Each structure’s trusses are made from typical materials that expand with heat. Fang and his colleagues realized that these trusses, when arranged in certain architectures, can pull the structure inward, causing it to shrink like a Hoberman sphere — a collapsible toy ball made from interconnecting lattices and joints.
The researchers consider the structures to be “metamaterials” — composite materials whose configurations exhibit strange, often counterintuitive properties that are not normally found in nature.
In some cases, these structures’ resistance to expanding when heated — rather than their shrinking response per se — may be especially useful. Such materials could find applications in computer chips, for example, which can warp and deform when heated for long periods of time.
“Printed circuit boards can heat up when there’s a CPU running, and this sudden heating could affect their performance,” Fang says. “So you really have to take great care in accounting for this thermal stress or shock.”
The researchers have published their results in the journal Physical Review Letters. Fang’s co-authors include former MIT postdoc Qi Ge, along with lead author Qiming Wang of the University of Southern California, Jonathan Hopkins of the University of California at Los Angeles, and Julie Jackson and Christopher Spadaccini of Lawrence Livermore National Laboratory (LLNL).
Printing ingredients
In the mid-1990s, scientists proposed theoretical structures whose arrangement should exhibit a property called “negative thermal expansion,” or NTE. The key to the arrangement was to build three-dimensional, lattice-like structures from two types of materials, each with a different NTE coefficient, or rate of expansion upon heating. When the whole structure is heated, one material should expand faster and pull the other material inward, shrinking the entire structure as a result.
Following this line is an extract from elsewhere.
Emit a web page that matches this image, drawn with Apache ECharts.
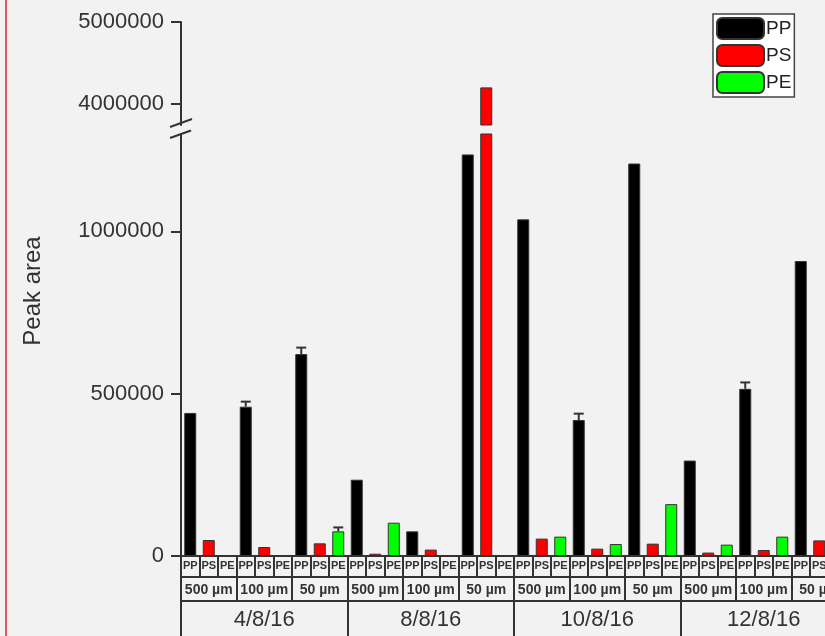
<!DOCTYPE html>
<html>
<head>
<meta charset="utf-8">
<script src="https://cdn.jsdelivr.net/npm/echarts@6.0.0/dist/echarts.min.js"></script>
<style>
	html, body { margin: 0; padding: 0; background: #f2f2f2; }
	#chart { width: 825px; height: 636px; }
</style>
</head>
<body>
<div id="chart"></div>
<script>
	var dates = ['4/8/16', '8/8/16', '10/8/16', '12/8/16'];
	var sizes = ['500 µm', '100 µm', '50 µm'];
	var polymers = ['PP', 'PS', 'PE'];

	// one value per date/size pair: 4/8/16 500,100,50 then 8/8/16 ... (null = no bar)
	var ppValues = [440700, 460000, 622000, 235000, 76000, 1237000, 1037000, 419000, 1209000, 294000, 515000, 908700];
	var psValues = [49200, 27700, 39000, 7000, 19700, 4200000, 53500, 22700, 38000, 10500, 18400, 48000];
	var peValues = [null, null, 76000, 102600, null, null, 59600, 36900, 159800, 35000, 59600, null];
	var ppErr = [0, 15500, 20000, 0, 0, 0, 0, 19500, 0, 0, 19700, 0];
	var psErr = [0, 0, 0, 0, 0, 0, 0, 0, 0, 0, 0, 0];
	var peErr = [0, 0, 12000, 0, 0, 0, 0, 0, 0, 0, 0, 0];

	var lowerMax = 1300000;
	var upperMin = 3740000;
	var upperMax = 5000000;
	var lowerTicks = [0, 500000, 1000000];
	var lowerMinor = [250000, 750000, 1250000];
	var upperTicks = [4000000, 5000000];
	var upperMinor = [4500000];

	var colors = ['#000000', '#ff0000', '#00ff00'];
	var lineColor = '#333';

	var slotLabels = [];
	var sizeLabels = [];
	for (var d = 0; d < dates.length; d++) {
		for (var s = 0; s < sizes.length; s++) {
			sizeLabels.push(sizes[s]);
			for (var p = 0; p < polymers.length; p++) {
				slotLabels.push(polymers[p]);
			}
		}
	}

	var allValues = [ppValues, psValues, peValues];
	var allErr = [ppErr, psErr, peErr];

	function slotData(p, upper) {
		var arr = [];
		for (var i = 0; i < slotLabels.length; i++) arr.push('-');
		var vals = allValues[p];
		for (var k = 0; k < vals.length; k++) {
			var v = vals[k];
			if (v == null) continue;
			if (upper && v <= upperMin) continue;
			arr[k * 3 + p] = v;
		}
		return arr;
	}

	var errData = [];
	for (var p = 0; p < 3; p++) {
		for (var k = 0; k < 12; k++) {
			if (allErr[p][k] > 0 && allValues[p][k] != null) {
				errData.push([k * 3 + p, allValues[p][k], allErr[p][k]]);
			}
		}
	}

	var chart = echarts.init(document.getElementById('chart'));

	var series = [];
	for (var p = 0; p < 3; p++) {
		series.push({
			name: polymers[p],
			type: 'bar',
			xAxisIndex: 0,
			yAxisIndex: 0,
			data: slotData(p, false),
			barWidth: 12,
			barGap: '-100%',
			clip: true,
			itemStyle: { color: colors[p], borderColor: lineColor, borderWidth: 1 }
		});
		series.push({
			name: polymers[p],
			type: 'bar',
			xAxisIndex: 3,
			yAxisIndex: 2,
			data: slotData(p, true),
			barWidth: 12,
			barGap: '-100%',
			clip: true,
			itemStyle: { color: colors[p], borderColor: lineColor, borderWidth: 1 }
		});
	}
	series.push({
		type: 'custom',
		xAxisIndex: 0,
		yAxisIndex: 0,
		data: errData,
		z: 5,
		renderItem: function (params, api) {
			var top = api.coord([api.value(0), api.value(1) + api.value(2)]);
			var base = api.coord([api.value(0), api.value(1)]);
			return {
				type: 'group',
				children: [{
					type: 'line',
					shape: { x1: base[0], y1: base[1], x2: top[0], y2: top[1] },
					style: { stroke: lineColor, lineWidth: 2 }
				}, {
					type: 'line',
					shape: { x1: top[0] - 5, y1: top[1], x2: top[0] + 5, y2: top[1] },
					style: { stroke: lineColor, lineWidth: 2 }
				}]
			};
		}
	});

	var labelFmt = function (v) { return String(v); };

	function catAxis(data, offset, tickLen, fontSize, margin, weight) {
		return {
			type: 'category',
			gridIndex: 0,
			position: 'bottom',
			offset: offset,
			data: data,
			axisLine: { show: true, onZero: false, lineStyle: { color: lineColor, width: 2 } },
			axisTick: { show: true, interval: 0, alignWithLabel: false, length: tickLen, lineStyle: { color: lineColor, width: 2 } },
			axisLabel: { show: true, interval: 0, fontSize: fontSize, fontWeight: weight || 'normal', color: '#333', margin: margin },
			splitLine: { show: false }
		};
	}

	var option = {
		backgroundColor: '#f2f2f2',
		animation: false,
		textStyle: { fontFamily: 'Liberation Sans, Arial, sans-serif' },
		legend: {
			data: polymers,
			orient: 'vertical',
			left: 713,
			top: 14,
			padding: 3,
			itemGap: 4,
			itemWidth: 47,
			itemHeight: 21,
			icon: 'roundRect',
			backgroundColor: '#ffffff',
			borderColor: '#444',
			borderWidth: 1.5,
			borderRadius: 0,
			textStyle: { fontSize: 19, color: '#222', padding: [0, 0, 0, -3] }
		},
		grid: [
			{ left: 181, top: 134, width: 666, height: 422, outerBoundsMode: 'none', containLabel: false },
			{ left: 181, top: 22, width: 666, height: 103, outerBoundsMode: 'none', containLabel: false }
		],
		xAxis: [
			catAxis(slotLabels, 0, 21, 11, 4, 'bold'),
			catAxis(sizeLabels, 21, 24, 14, 6, 'bold'),
			catAxis(dates, 45, 40, 22, 8),
			{ type: 'category', gridIndex: 1, data: slotLabels, show: false }
		],
		yAxis: [{
			type: 'value',
			gridIndex: 0,
			min: 0,
			max: lowerMax,
			axisLine: { show: true, lineStyle: { color: lineColor, width: 2 } },
			axisTick: { show: true, length: 10, customValues: lowerTicks, lineStyle: { color: lineColor, width: 2 } },
			axisLabel: { customValues: lowerTicks, fontSize: 22, color: '#333', margin: 17, formatter: labelFmt },
			splitLine: { show: false }
		}, {
			type: 'value',
			gridIndex: 0,
			min: 0,
			max: lowerMax,
			axisLine: { show: false },
			axisTick: { show: true, length: 5, customValues: lowerMinor, lineStyle: { color: lineColor, width: 2 } },
			axisLabel: { show: false },
			splitLine: { show: false }
		}, {
			type: 'value',
			gridIndex: 1,
			min: upperMin,
			max: upperMax,
			axisLine: { show: true, lineStyle: { color: lineColor, width: 2 } },
			axisTick: { show: true, length: 10, customValues: upperTicks, lineStyle: { color: lineColor, width: 2 } },
			axisLabel: { customValues: upperTicks, fontSize: 22, color: '#333', margin: 17, formatter: labelFmt },
			splitLine: { show: false }
		}, {
			type: 'value',
			gridIndex: 1,
			min: upperMin,
			max: upperMax,
			axisLine: { show: false },
			axisTick: { show: true, length: 5, customValues: upperMinor, lineStyle: { color: lineColor, width: 2 } },
			axisLabel: { show: false },
			splitLine: { show: false }
		}],
		graphic: [{
			type: 'line',
			shape: { x1: 6, y1: 0, x2: 6, y2: 636 },
			style: { stroke: '#e0202a', lineWidth: 1.5 }
		}, {
			type: 'line',
			shape: { x1: 170, y1: 127, x2: 192, y2: 119 },
			style: { stroke: lineColor, lineWidth: 2 }
		}, {
			type: 'line',
			shape: { x1: 170, y1: 138, x2: 191, y2: 130.5 },
			style: { stroke: lineColor, lineWidth: 2 }
		}, {
			type: 'text',
			x: 33,
			y: 291,
			rotation: Math.PI / 2,
			style: {
				text: 'Peak area',
				fontSize: 24,
				fill: '#333',
				fontFamily: 'Liberation Sans, Arial, sans-serif',
				align: 'center',
				verticalAlign: 'middle'
			}
		}],
		series: series
	};
	chart.setOption(option);
</script>
</body>
</html>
“These theoretical papers were talking about how these types of structures could really break the conventional limit of thermal expansion,” Fang says. “But at the time, they were limited by how things were made. That’s where we saw this as a very good opportunity for microfabrication to demonstrate this concept.”
Fang’s lab has pioneered a 3-D printing technique called microstereolithography, in which the researchers use light from a projector to print very small structures in liquid resin, layer by layer.
“We can now use the microstereolithography system to create a thermomechanical metamaterial that may enable applications not possible before,” said Spadaccini, who is the director of LLNL’s Center for Engineered Materials and Manufacturing. “It has thermomechanical properties not achievable in conventional bulk materials.”
“We can take the same idea as an inkjet printer, and print and solidify different ingredients, all on the same template,” Fang says.
Taking inspiration from the general framework proposed previously by theorists, Fang and his colleagues printed small, three-dimensional, star-shaped structures made from interconnecting beams. They fabricated each beam from one of two ingredients: a stiff, slow-to-expand copper-containing material, and a more elastic, fast-expanding polymer substance. The internal beams were made from the elastic material, while the outer trusses were composed of stiff copper.
“If we have proper placement of these beams and lattices, then even if every individual component expands, because of the way they pull each other, the overall lattice could actually shrink,” Fang says.
“The problem we’re treating is a thermal mismatch problem,” Wang says. “These materials have different thermal expansion coefficients, so once we increase the temperature, they interact with each other and pull inward, so the overall structure’s volume decreases.”
“Room to experiment”
The researchers put their composite structures to the test by placing them within a small glass chamber and slowly increasing the chamber’s temperature, from room temperature to about 540 degrees Fahrenheit. They observed that as the structure was heated, it first maintained its initial shape, then gradually bent inward, shrinking in size.
“It shrinks by about one part in a thousand, or about 0.6 percent,” Fang says. While that may not seem significant, Fang adds that “the very fact that it shrinks is impressive.” For most applications, Fang says designers may simply prefer structures that do not expand when heated.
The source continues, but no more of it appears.